In other words: agentic inference becomes I/O-bound.
The paper’s thesis is specific. In the common setup where prefill engines handle prompt work and decode engines handle token-by-token generation, prefill engines are the ones that pull large KV-cache blobs from storage (SRAM, HBM, NVMe). Their storage NICs (bandwidth) saturate. Decode engines often have storage bandwidth sitting idle during this time. So the cluster has capacity, but it’s trapped behind an asymmetric pipeline: one side is overloaded, the other is underused, and that means that GPUs wait.
DualPath’s move is simply adding a second way to load KV-cache.
Instead of only doing storage → prefill, it also allows storage → decode → prefill. Decode engines can read KV-cache from storage using their otherwise-idle storage bandwidth, then transfer it to prefill engines over RDMA (Remote Direct Memory Access) on the compute network. RDMA is a networking method that lets one machine read/write another machine’s memory with very low CPU involvement and low latency—so it’s well-suited for high-throughput, predictable data movement inside a cluster.

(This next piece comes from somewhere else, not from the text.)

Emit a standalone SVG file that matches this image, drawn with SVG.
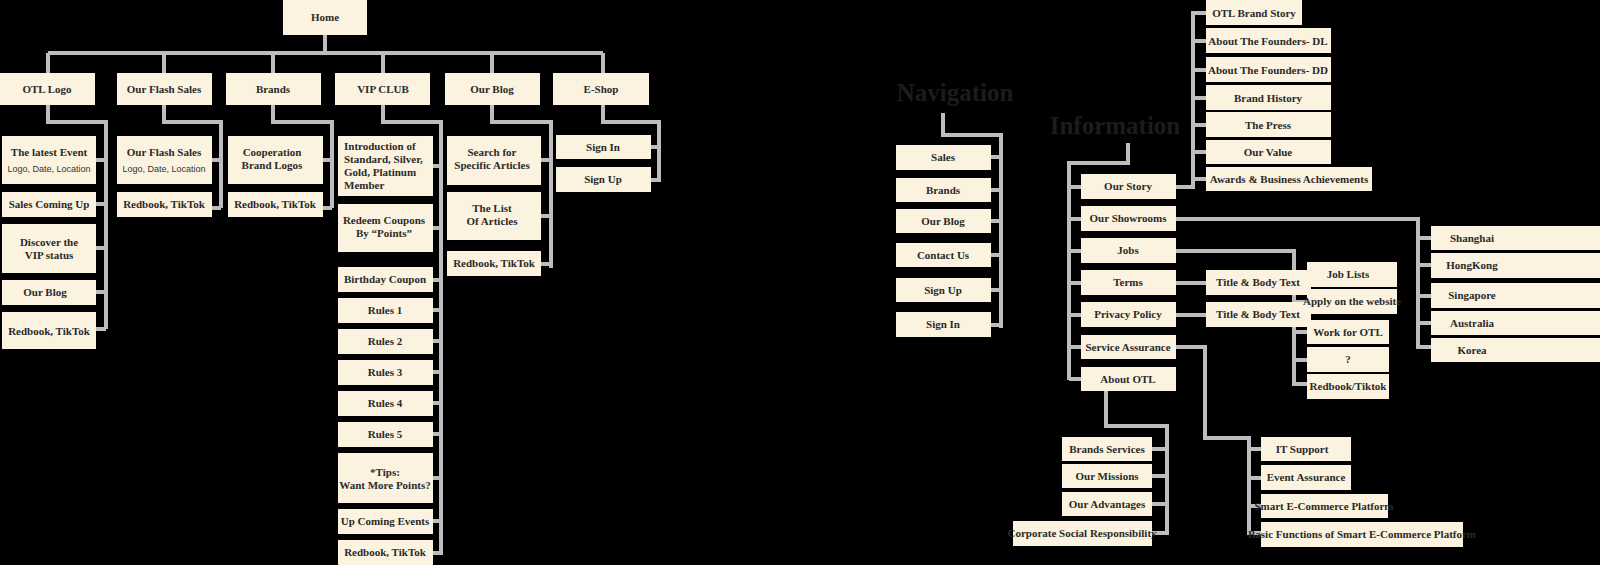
<svg xmlns="http://www.w3.org/2000/svg" width="1600" height="565" viewBox="0 0 1600 565">
<style>
.b{fill:#fbf3df}
.t{font-family:"Liberation Serif",serif;font-weight:bold;font-size:11px;fill:#2a2a2a;text-anchor:middle}
.s{font-family:"Liberation Sans",sans-serif;font-size:9px;fill:#333;text-anchor:middle}
.h{font-family:"Liberation Serif",serif;font-weight:bold;font-size:25px;fill:#1c1c1c;text-anchor:middle}
.c{fill:none;stroke:#bdbdbd;stroke-width:4}
</style>
<rect width="1600" height="565" fill="#000"/>
<g id="connectors" class="c">
<path d="M325 35V53M48 53H603M48 53V73M164 53V73M273 53V73M383 53V73M492 53V73M603 53V73"/>
<path d="M48 105V122H106V329M96 160H106M96 204H106M96 248H106M96 292H106M96 329H106"/>
<path d="M164 105V122H221V208M212 160H221M212 208H221"/>
<path d="M273 105V122H332V208M323 160H332M323 208H332"/>
<path d="M383 105V122H441V555M433 166H441M433 228H441M433 280H441M433 310H441M433 341H441M433 372H441M433 403H441M433 434H441M433 478H441M433 521H441M433 553H441"/>
<path d="M492 105V122H551V268M541 160H551M541 216H551M541 264H551"/>
<path d="M603 105V122H659V182M651 147H659M651 180H659"/>
<path d="M943 113V135H1001V328M991 157H1001M991 190H1001M991 221H1001M991 255H1001M991 290H1001M991 325H1001"/>
<path d="M1128 143V163H1069V380M1069 187H1081M1069 219H1081M1069 251H1081M1069 283H1081M1069 315H1081M1069 347H1081M1069 379H1081"/>
<path d="M1176 187H1193V13H1206M1193 41H1206M1193 70H1206M1193 98H1206M1193 125H1206M1193 152H1206M1193 179H1206"/>
<path d="M1176 219H1418V347H1431M1418 238H1431M1418 265H1431M1418 296H1431M1418 323H1431"/>
<path d="M1176 251H1294V384H1307M1294 275H1307M1294 302H1307M1294 332H1307M1294 360H1307"/>
<path d="M1176 283H1206M1176 315H1206"/>
<path d="M1176 347H1205V438H1249V533H1261M1249 449H1261M1249 478H1261M1249 506H1261"/>
<path d="M1106 391V426H1167V533H1152M1167 449H1152M1167 476H1152M1167 504H1152"/>
</g>
<g id="home"><rect class="b" x="283" y="0" width="84" height="35"/><text class="t" x="325" y="21">Home</text></g>
<g id="otl-logo"><rect class="b" x="0" y="73" width="95" height="32"/><text class="t" x="47" y="93">OTL Logo</text></g>
<g id="flash"><rect class="b" x="117" y="73" width="95" height="32"/><text class="t" x="164" y="93">Our Flash Sales</text></g>
<g id="brands"><rect class="b" x="226" y="73" width="95" height="32"/><text class="t" x="273" y="93">Brands</text></g>
<g id="vip"><rect class="b" x="335" y="73" width="95" height="32"/><text class="t" x="383" y="93">VIP CLUB</text></g>
<g id="blog"><rect class="b" x="445" y="73" width="95" height="32"/><text class="t" x="492" y="93">Our Blog</text></g>
<g id="eshop"><rect class="b" x="553" y="73" width="96" height="32"/><text class="t" x="601" y="93">E-Shop</text></g>
<g id="latest"><rect class="b" x="2" y="136" width="94" height="48"/><text class="t" x="49" y="156">The latest Event</text><text class="s" x="49" y="172">Logo, Date, Location</text></g>
<g id="salescoming"><rect class="b" x="2" y="192" width="94" height="25"/><text class="t" x="49" y="208">Sales Coming Up</text></g>
<g id="discover"><rect class="b" x="2" y="224" width="94" height="49"/><text class="t" x="49" y="246">Discover the</text><text class="t" x="49" y="259">VIP status</text></g>
<g id="ourblog1"><rect class="b" x="2" y="280" width="94" height="25"/><text class="t" x="45" y="296">Our Blog</text></g>
<g id="redbook1"><rect class="b" x="2" y="312" width="94" height="37"/><text class="t" x="49" y="335">Redbook, TikTok</text></g>
<g id="flash2"><rect class="b" x="117" y="136" width="95" height="48"/><text class="t" x="164" y="156">Our Flash Sales</text><text class="s" x="164" y="172">Logo, Date, Location</text></g>
<g id="redbook2"><rect class="b" x="117" y="192" width="95" height="25"/><text class="t" x="164" y="208">Redbook, TikTok</text></g>
<g id="coop"><rect class="b" x="228" y="136" width="95" height="48"/><text class="t" x="272" y="156">Cooperation</text><text class="t" x="272" y="169">Brand Logos</text></g>
<g id="redbook3"><rect class="b" x="228" y="192" width="95" height="25"/><text class="t" x="275" y="208">Redbook, TikTok</text></g>
<g id="intro"><rect class="b" x="338" y="136" width="95" height="60"/><text class="t" x="344" y="150" style="text-anchor:start">Introduction of</text><text class="t" x="344" y="163" style="text-anchor:start">Standard, Silver,</text><text class="t" x="344" y="176" style="text-anchor:start">Gold, Platinum</text><text class="t" x="344" y="189" style="text-anchor:start">Member</text></g>
<g id="redeem"><rect class="b" x="338" y="204" width="95" height="48"/><text class="t" x="384" y="224">Redeem Coupons</text><text class="t" x="384" y="237">By “Points”</text></g>
<g id="birthday"><rect class="b" x="338" y="267" width="95" height="25"/><text class="t" x="385" y="283">Birthday Coupon</text></g>
<g id="rules1"><rect class="b" x="338" y="298" width="95" height="25"/><text class="t" x="385" y="314">Rules 1</text></g>
<g id="rules2"><rect class="b" x="338" y="329" width="95" height="25"/><text class="t" x="385" y="345">Rules 2</text></g>
<g id="rules3"><rect class="b" x="338" y="360" width="95" height="25"/><text class="t" x="385" y="376">Rules 3</text></g>
<g id="rules4"><rect class="b" x="338" y="391" width="95" height="25"/><text class="t" x="385" y="407">Rules 4</text></g>
<g id="rules5"><rect class="b" x="338" y="422" width="95" height="25"/><text class="t" x="385" y="438">Rules 5</text></g>
<g id="tips"><rect class="b" x="338" y="453" width="95" height="50"/><text class="t" x="385" y="476">*Tips:</text><text class="t" x="385" y="489">Want More Points?</text></g>
<g id="upcoming"><rect class="b" x="338" y="509" width="95" height="25"/><text class="t" x="385" y="525">Up Coming Events</text></g>
<g id="redbook4"><rect class="b" x="338" y="540" width="95" height="25"/><text class="t" x="385" y="556">Redbook, TikTok</text></g>
<g id="search"><rect class="b" x="447" y="136" width="94" height="49"/><text class="t" x="492" y="156">Search for</text><text class="t" x="492" y="169">Specific Articles</text></g>
<g id="list"><rect class="b" x="447" y="192" width="94" height="48"/><text class="t" x="492" y="212">The List</text><text class="t" x="492" y="225">Of Articles</text></g>
<g id="redbook5"><rect class="b" x="447" y="251" width="94" height="25"/><text class="t" x="494" y="267">Redbook, TikTok</text></g>
<g id="signin1"><rect class="b" x="556" y="135" width="95" height="24"/><text class="t" x="603" y="151">Sign In</text></g>
<g id="signup1"><rect class="b" x="556" y="167" width="95" height="25"/><text class="t" x="603" y="183">Sign Up</text></g>
<g id="navigation"><text class="h" x="955" y="101">Navigation</text></g>
<g id="nav-sales"><rect class="b" x="896" y="145" width="95" height="25"/><text class="t" x="943" y="161">Sales</text></g>
<g id="nav-brands"><rect class="b" x="896" y="178" width="95" height="24"/><text class="t" x="943" y="194">Brands</text></g>
<g id="nav-blog"><rect class="b" x="896" y="209" width="95" height="24"/><text class="t" x="943" y="225">Our Blog</text></g>
<g id="nav-contact"><rect class="b" x="896" y="243" width="95" height="24"/><text class="t" x="943" y="259">Contact Us</text></g>
<g id="nav-signup"><rect class="b" x="896" y="278" width="95" height="24"/><text class="t" x="943" y="294">Sign Up</text></g>
<g id="nav-signin"><rect class="b" x="896" y="312" width="95" height="25"/><text class="t" x="943" y="328">Sign In</text></g>
<g id="information"><text class="h" x="1115" y="134">Information</text></g>
<g id="story"><rect class="b" x="1081" y="174" width="95" height="25"/><text class="t" x="1128" y="190">Our Story</text></g>
<g id="showrooms"><rect class="b" x="1081" y="206" width="95" height="25"/><text class="t" x="1128" y="222">Our Showrooms</text></g>
<g id="jobs"><rect class="b" x="1081" y="238" width="95" height="25"/><text class="t" x="1128" y="254">Jobs</text></g>
<g id="terms"><rect class="b" x="1081" y="270" width="95" height="25"/><text class="t" x="1128" y="286">Terms</text></g>
<g id="privacy"><rect class="b" x="1081" y="302" width="95" height="25"/><text class="t" x="1128" y="318">Privacy Policy</text></g>
<g id="service"><rect class="b" x="1081" y="335" width="95" height="24"/><text class="t" x="1128" y="351">Service Assurance</text></g>
<g id="about"><rect class="b" x="1081" y="367" width="95" height="24"/><text class="t" x="1128" y="383">About OTL</text></g>
<g id="brandstory"><rect class="b" x="1206" y="0" width="96" height="25"/><text class="t" x="1254" y="17">OTL Brand Story</text></g>
<g id="founders-dl"><rect class="b" x="1206" y="28" width="125" height="25"/><text class="t" x="1268" y="45">About The Founders- DL</text></g>
<g id="founders-dd"><rect class="b" x="1206" y="57" width="125" height="25"/><text class="t" x="1268" y="74">About The Founders- DD</text></g>
<g id="history"><rect class="b" x="1206" y="85" width="125" height="25"/><text class="t" x="1268" y="102">Brand History</text></g>
<g id="press"><rect class="b" x="1206" y="112" width="125" height="25"/><text class="t" x="1268" y="129">The Press</text></g>
<g id="value"><rect class="b" x="1206" y="140" width="125" height="24"/><text class="t" x="1268" y="156">Our Value</text></g>
<g id="awards"><rect class="b" x="1206" y="167" width="166" height="24"/><text class="t" x="1289" y="183">Awards &amp; Business Achievements</text></g>
<g id="tb1"><rect class="b" x="1206" y="270" width="105" height="25"/><text class="t" x="1258" y="286">Title &amp; Body Text</text></g>
<g id="tb2"><rect class="b" x="1206" y="302" width="105" height="25"/><text class="t" x="1258" y="318">Title &amp; Body Text</text></g>
<g id="shanghai"><rect class="b" x="1431" y="226" width="169" height="24"/><text class="t" x="1472" y="242">Shanghai</text></g>
<g id="hongkong"><rect class="b" x="1431" y="253" width="169" height="25"/><text class="t" x="1472" y="269">HongKong</text></g>
<g id="singapore"><rect class="b" x="1431" y="283" width="169" height="25"/><text class="t" x="1472" y="299">Singapore</text></g>
<g id="australia"><rect class="b" x="1431" y="311" width="169" height="24"/><text class="t" x="1472" y="327">Australia</text></g>
<g id="korea"><rect class="b" x="1431" y="338" width="169" height="24"/><text class="t" x="1472" y="354">Korea</text></g>
<g id="joblists"><rect class="b" x="1307" y="262" width="90" height="25"/><text class="t" x="1348" y="278">Job Lists</text></g>
<g id="apply"><rect class="b" x="1307" y="289" width="90" height="25"/><text class="t" x="1352" y="305">Apply on the website</text></g>
<g id="work"><rect class="b" x="1307" y="320" width="82" height="24"/><text class="t" x="1348" y="336">Work for OTL</text></g>
<g id="question"><rect class="b" x="1307" y="347" width="82" height="25"/><text class="t" x="1348" y="363">?</text></g>
<g id="redbook-tiktok"><rect class="b" x="1307" y="374" width="82" height="25"/><text class="t" x="1348" y="390">Redbook/Tiktok</text></g>
<g id="it"><rect class="b" x="1261" y="437" width="90" height="24"/><text class="t" x="1302" y="453">IT Support</text></g>
<g id="event"><rect class="b" x="1261" y="465" width="90" height="25"/><text class="t" x="1306" y="481">Event Assurance</text></g>
<g id="smart"><rect class="b" x="1261" y="494" width="127" height="24"/><text class="t" x="1324" y="510">Smart E-Commerce Platform</text></g>
<g id="basic"><rect class="b" x="1261" y="522" width="202" height="25"/><text class="t" x="1362" y="538">Basic Functions of Smart E-Commerce Platform</text></g>
<g id="brandsservices"><rect class="b" x="1062" y="437" width="90" height="24"/><text class="t" x="1107" y="453">Brands Services</text></g>
<g id="missions"><rect class="b" x="1062" y="464" width="90" height="24"/><text class="t" x="1107" y="480">Our Missions</text></g>
<g id="advantages"><rect class="b" x="1062" y="492" width="90" height="24"/><text class="t" x="1107" y="508">Our Advantages</text></g>
<g id="csr"><rect class="b" x="1013" y="521" width="139" height="25"/><text class="t" x="1082" y="537">Corporate Social Responsibility</text></g>
</svg>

The system can dynamically choose which path to use per request, so you’re effectively pooling storage bandwidth across the whole cluster instead of bottlenecking on the prefill side.

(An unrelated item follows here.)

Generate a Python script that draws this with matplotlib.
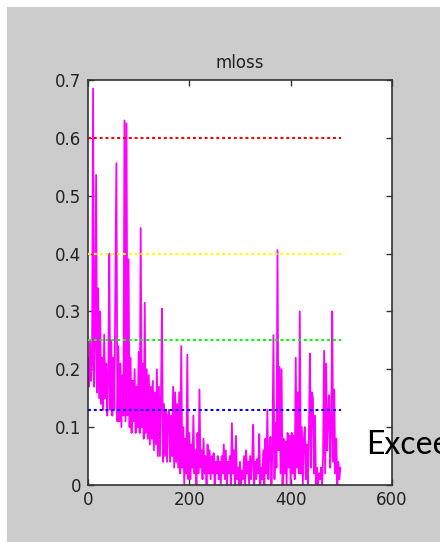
import matplotlib
matplotlib.use('Agg')
import matplotlib.pyplot as plt
import numpy as np
from matplotlib.patches import Rectangle

# training loss, logged every 2 iterations
iters = np.arange(0, 500, 2)
mloss = [
	0.22, 0.17, 0.25, 0.18, 0.21, 0.685, 0.17, 0.24, 0.536, 0.16,
	0.34, 0.15, 0.30, 0.14, 0.22, 0.13, 0.26, 0.15, 0.21, 0.12,
	0.19, 0.40, 0.13, 0.25, 0.12, 0.22, 0.13, 0.35, 0.556, 0.11,
	0.24, 0.11, 0.21, 0.10, 0.19, 0.12, 0.63, 0.11, 0.625, 0.12,
	0.39, 0.10, 0.22, 0.09, 0.18, 0.11, 0.20, 0.09, 0.17, 0.10,
	0.23, 0.09, 0.444, 0.10, 0.21, 0.08, 0.315, 0.09, 0.20, 0.08,
	0.19, 0.07, 0.17, 0.08, 0.18, 0.06, 0.16, 0.07, 0.20, 0.05,
	0.17, 0.05, 0.15, 0.305, 0.04, 0.14, 0.05, 0.13, 0.04, 0.12,
	0.13, 0.04, 0.12, 0.05, 0.17, 0.03, 0.16, 0.04, 0.14, 0.03,
	0.16, 0.02, 0.24, 0.03, 0.10, 0.00, 0.08, 0.02, 0.225, 0.01,
	0.09, 0.01, 0.07, 0.03, 0.12, 0.02, 0.06, 0.00, 0.09, 0.02,
	0.165, 0.03, 0.06, 0.01, 0.08, 0.02, 0.05, 0.00, 0.07, 0.02,
	0.06, 0.01, 0.05, 0.02, 0.055, 0.00, 0.04, 0.02, 0.05, 0.01,
	0.04, 0.00, 0.05, 0.02, 0.07, 0.01, 0.06, 0.00, 0.04, 0.02,
	0.05, 0.00, 0.107, 0.02, 0.06, 0.00, 0.085, 0.01, 0.03, 0.00,
	0.04, 0.00, 0.025, 0.01, 0.05, 0.00, 0.06, 0.02, 0.04, 0.00,
	0.05, 0.01, 0.045, 0.104, 0.00, 0.04, 0.01, 0.045, 0.02, 0.088,
	0.00, 0.03, 0.01, 0.06, 0.00, 0.08, 0.02, 0.13, 0.01, 0.06,
	0.083, 0.00, 0.06, 0.259, 0.01, 0.107, 0.03, 0.406, 0.06, 0.204,
	0.02, 0.20, 0.00, 0.08, 0.02, 0.075, 0.00, 0.09, 0.03, 0.085,
	0.00, 0.09, 0.02, 0.085, 0.01, 0.22, 0.03, 0.16, 0.02, 0.30,
	0.02, 0.10, 0.00, 0.08, 0.10, 0.01, 0.07, 0.00, 0.09, 0.227,
	0.03, 0.16, 0.15, 0.02, 0.12, 0.00, 0.03, 0.00, 0.02, 0.01,
	0.03, 0.00, 0.05, 0.232, 0.02, 0.21, 0.06, 0.12, 0.155, 0.03,
	0.10, 0.30, 0.04, 0.165, 0.02, 0.08, 0.00, 0.04, 0.01, 0.03,
]

# threshold levels
levels = [0.6, 0.4, 0.25, 0.13]
level_colors = ['#ff0000', '#ffff00', '#00ff00', '#0000ff']
level_end = 500

yticks = [0, 0.1, 0.2, 0.3, 0.4, 0.5, 0.6, 0.7]
ytick_labels = ['0', '0.1', '0.2', '0.3', '0.4', '0.5', '0.6', '0.7']
xticks = [0, 200, 400, 600]

W, H = 440, 542
fig = plt.figure(figsize=(W / 100., H / 100.), dpi=100)
fig.patch.set_facecolor('white')
# gray window area, white strip along top and left
fig.patches.append(Rectangle((7. / W, 0), 1, 1 - 7. / H, transform=fig.transFigure,
	facecolor='#cccccc', edgecolor='none', zorder=-10))

ax = fig.add_axes([88. / W, 1 - 485. / H, 304. / W, 405. / H])
ax.set_facecolor('white')

ax.plot(iters, mloss, color='#ff00ff', lw=1.3, zorder=2)
for v, c in zip(levels, level_colors):
	ax.plot([0, level_end], [v, v], color=c, lw=1.5, linestyle=(0, (1.4, 1.4)), zorder=3)

ax.set_xlim(0, 600)
ax.set_ylim(0, 0.7)
ax.set_xticks(xticks)
ax.set_xticklabels([str(t) for t in xticks])
ax.set_yticks(yticks)
ax.set_yticklabels(ytick_labels)
ax.tick_params(direction='in', length=4, width=1, colors='#333333',
	top=True, right=True, labelsize=12, labelcolor='#222222')
ax.tick_params(axis='x', pad=4)
ax.tick_params(axis='y', pad=5)
for s in ax.spines.values():
	s.set_color('#333333')
	s.set_linewidth(1.2)

ax.set_title('mloss', fontsize=12, color='#222222', pad=9)

fig.text(366. / W, 1 - 445. / H, 'Excee', fontsize=23, family=['Lato', 'DejaVu Sans'],
	color='black', va='center', ha='left')

fig.savefig('out.png', dpi=100)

My initial concern was interference: doesn’t more traffic on the compute network mess with latency-sensitive model communication? As per the paper, the design relies on isolating KV-cache traffic so it behaves like it’s happening the background rather than something that competes with model-execution collectives.
They also propose adding a “traffic controller” for requests, because having two routes only helps if you spread the work across both. If you accidentally send most requests down one route, that route gets clogged and you’re back to the same problem—just in a different place.
The reported outcome is roughly “about 2×” throughput in their environment: up to ~1.87× for offline inference and ~1.96× for online serving on their workloads, without violating reliability and latency guarantees. I’m cautious about taking those numbers as universal, but the mechanism is the kind that often generalizes: they’re not shaving tiny overheads, they’re removing a structural imbalance.
My take: DualPath is a good example of where the frontier is moving. As agentic workflows get longer and more incremental, the limiting factor becomes “can you restore context fast enough to keep GPUs busy?” not “how many FLOPs do you have?” The bottleneck becomes bandwidth, queueing, and traffic interference — classic systems problems.
In other words, KV-cache loading doesn’t have to be prefill-centric. DualPath turns it into a pooled resource, and that feels like an inevitable step if agentic inference is going to scale.